Still, China has a long ways to go.  As reported in the NYT on Monday, The Wildlife Conservation Society says that there may be as much as forty-five tons in the total ivory inventory in China, not including Hong Kong.  Let’s face it:  ivory can be lucrative, fetching $1000 a pound.  In poverty stricken Africa, poachers in the field rarely command such profit, pocketed by sophisticated  black market smugglers, but minimally still incentive enough.  Elephant poaching is further exacerbated as the continent’s many warring factions use ivory sales to purchase arms.

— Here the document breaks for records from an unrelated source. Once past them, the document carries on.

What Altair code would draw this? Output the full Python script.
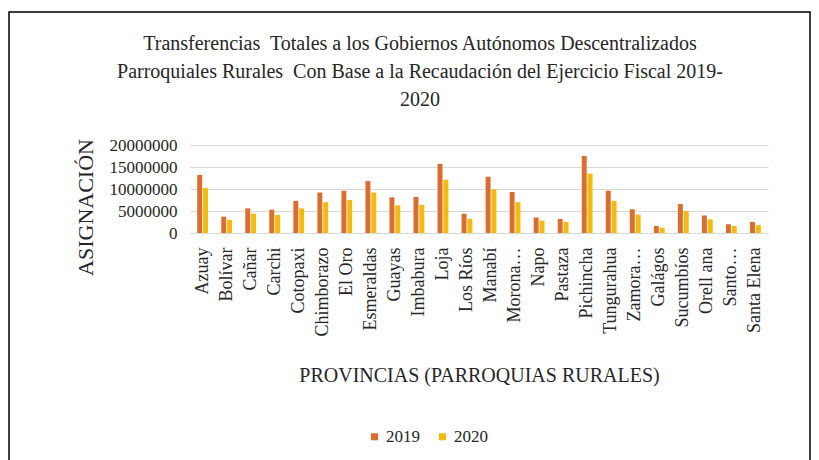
import altair as alt
import pandas as pd

provincias = ["Azuay", "Bolívar", "Cañar", "Carchi", "Cotopaxi", "Chimborazo", "El Oro",
              "Esmeraldas", "Guayas", "Imbabura", "Loja", "Los Ríos", "Manabí", "Morona…",
              "Napo", "Pastaza", "Pichincha", "Tungurahua", "Zamora…", "Galágos",
              "Sucumbíos", "Orell ana", "Santo…", "Santa Elena"]
v2019 = [13200000, 3700000, 5600000, 5300000, 7300000, 9200000, 9600000, 11800000, 8100000,
         8200000, 15700000, 4400000, 12800000, 9300000, 3500000, 3200000, 17500000, 9600000,
         5400000, 1600000, 6600000, 4000000, 2000000, 2500000]
v2020 = [10200000, 3000000, 4400000, 4100000, 5600000, 7000000, 7500000, 9200000, 6300000,
         6400000, 12100000, 3200000, 9900000, 7000000, 2800000, 2500000, 13500000, 7300000,
         4200000, 1200000, 5000000, 3100000, 1600000, 1800000]
years = ["2019", "2020"]
y_ticks = [0, 5000000, 10000000, 15000000, 20000000]
title_lines = ["Transferencias\u00a0 Totales a los Gobiernos Autónomos Descentralizados",
               "Parroquiales Rurales\u00a0 Con Base a la Recaudación del Ejercicio Fiscal 2019-",
               "2020"]

rows = []
for p, a, b in zip(provincias, v2019, v2020):
    rows.append({"prov": p, "year": years[0], "val": a})
    rows.append({"prov": p, "year": years[1], "val": b})
df = pd.DataFrame(rows)

FONT = "'Liberation Serif', 'Times New Roman', serif"
TXT = "#262626"

bars = alt.Chart(df).mark_bar().encode(
    x=alt.X("prov:N", sort=provincias,
            scale=alt.Scale(paddingInner=0.55, paddingOuter=0.3),
            axis=alt.Axis(title="PROVINCIAS (PARROQUIAS RURALES)", labelAngle=-90,
                          labelAlign="right", labelBaseline="middle", labelPadding=14,
                          labelFontSize=18, labelFont=FONT, labelColor=TXT,
                          titleFont=FONT, titleFontSize=20, titleFontWeight="normal",
                          titleColor=TXT, titleY=142, titleBaseline="middle", ticks=False,
                          domainColor="#d9d9d9", labelLimit=200)),
    xOffset=alt.XOffset("year:N", scale=alt.Scale(paddingInner=0.15)),
    y=alt.Y("val:Q", scale=alt.Scale(domain=[0, 20000000]),
            axis=alt.Axis(title="ASIGNACIÓN", values=y_ticks, format="d",
                          labelFontSize=17, labelFont=FONT, labelColor=TXT,
                          titleFont=FONT, titleFontSize=22, titleFontWeight="normal",
                          titleColor=TXT, titleX=-105, titleY=62, titleAngle=-90,
                          titleAlign="center", titleBaseline="middle",
                          domain=False, ticks=False,
                          gridColor="#d9d9d9", labelPadding=13)),
    color=alt.Color("year:N", scale=alt.Scale(domain=years, range=["#DC6D2E", "#F6BA0C"]),
                    legend=alt.Legend(title=None, orient="none", direction="horizontal",
                                      legendX=176, legendY=283, symbolType="square",
                                      symbolSize=50, symbolStrokeWidth=0, labelFont=FONT,
                                      labelFontSize=17, labelColor=TXT, columnPadding=14,
                                      labelOffset=3)),
)

border = alt.Chart(pd.DataFrame({"a": [0]})).mark_rect(
    fill=None, stroke="#000", strokeWidth=1.5, clip=False
).encode(
    x=alt.value(-181), x2=alt.value(620), y=alt.value(-133), y2=alt.value(330)
)

chart = alt.layer(border, bars).properties(
    width=578, height=88,
    autosize=alt.AutoSizeParams(type="none"),
    padding={"left": 182, "top": 137, "right": 43, "bottom": 235},
    title=alt.TitleParams(
        title_lines,
        font=FONT, fontSize=20, fontWeight="normal", color=TXT, anchor="middle",
        frame="group", dx=-59, offset=-99, lineHeight=28),
).configure_view(stroke=None)

chart.save("out.html", embed_options={"renderer": "svg", "actions": False})
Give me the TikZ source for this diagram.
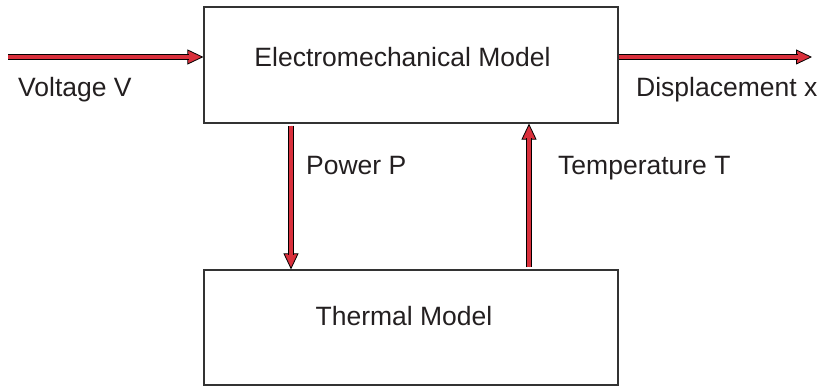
\documentclass[tikz,border=0pt]{standalone}
\usepackage{fontspec}
\setmainfont{Liberation Sans}
\usetikzlibrary{arrows.meta,calc}
\definecolor{arrred}{HTML}{D9303C}
\definecolor{txt}{HTML}{231F20}
\definecolor{boxline}{HTML}{333333}
\tikzset{
  block/.style={draw=boxline, line width=1.2pt, minimum width=414pt, inner sep=0pt, rectangle},
  lbl/.style={inner sep=0pt, text=txt, font=\fontsize{26.5}{30}\selectfont},
  tipline/.style={draw=black, line width=0.8pt, -{Triangle[length=16pt,width=15pt,fill=arrred,line width=0.8pt]}},
  shaft/.style={draw=black, line width=1pt, double=arrred, double distance=3.2pt, shorten >=14pt}
}
\begin{document}
\begin{tikzpicture}[x=1pt,y=1pt]
\useasboundingbox (0,0) rectangle (825,386);
\node[block, minimum height=116pt] (ebox) at (411,321) {};
\node[block, minimum height=115pt] (tbox) at (411,58.5) {};
\node[lbl, anchor=base] (etext) at (402.5,319) {Electromechanical Model};
\node[lbl, anchor=base] (ttext) at (404,61) {Thermal Model};
\node[lbl, anchor=base west] (vlab) at (18,289) {Voltage V};
\node[lbl, anchor=base west] (dlab) at (636,289) {Displacement x};
\node[lbl, anchor=base west] (plab) at (306,211) {Power P};
\node[lbl, anchor=base west] (tlab) at (558,211) {Temperature T};
\coordinate (vin) at (8,329);
\coordinate (vout) at (812,329);
\coordinate (px) at (291,0);
\coordinate (tx) at (529,0);
% input arrow
\draw[tipline] (vin) -- (ebox.west |- vin);
\draw[shaft] (vin) -- (ebox.west |- vin);
% output arrow
\draw[tipline] (ebox.east |- vin) -- (vout);
\draw[shaft] (ebox.east |- vin) -- (vout);
% power arrow
\draw[tipline] ($(ebox.south -| px)+(0,-2)$) -- (tbox.north -| px);
\draw[shaft] ($(ebox.south -| px)+(0,-2)$) -- (tbox.north -| px);
% temperature arrow
\draw[tipline] ($(tbox.north -| tx)+(0,2)$) -- (ebox.south -| tx);
\draw[shaft] ($(tbox.north -| tx)+(0,2)$) -- (ebox.south -| tx);
\end{tikzpicture}
\end{document}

What shocks me is our own large stash of ivory, with six tons of ivory destroyed last November.  I guess I shouldn’t be so naive.  We have a large Chinese immigrant community, especially on the West Coast, where demand for ivory, rhino horn, tortoise and shark fin can ratchet up lucrative profits.  In fact, we’re downright hypocrites.  The good old USA ranks second to China in consumption of illegal animal products, including not only those I just mentioned, but even tiger bone!  Nothing is sacred; nothing off limits for crime syndicates operating internationally.

Unabated, the trade will peter out in about ten years.  We’ll simply have run out of elephants, rhinoceroses, sharks and tigers.

But just maybe the window’s opened a bit with China’s move, offering a new vista of hope.  As China’s legacy of ancient wisdom has it, “The longest journey begins with the first step” (Lao Tzu).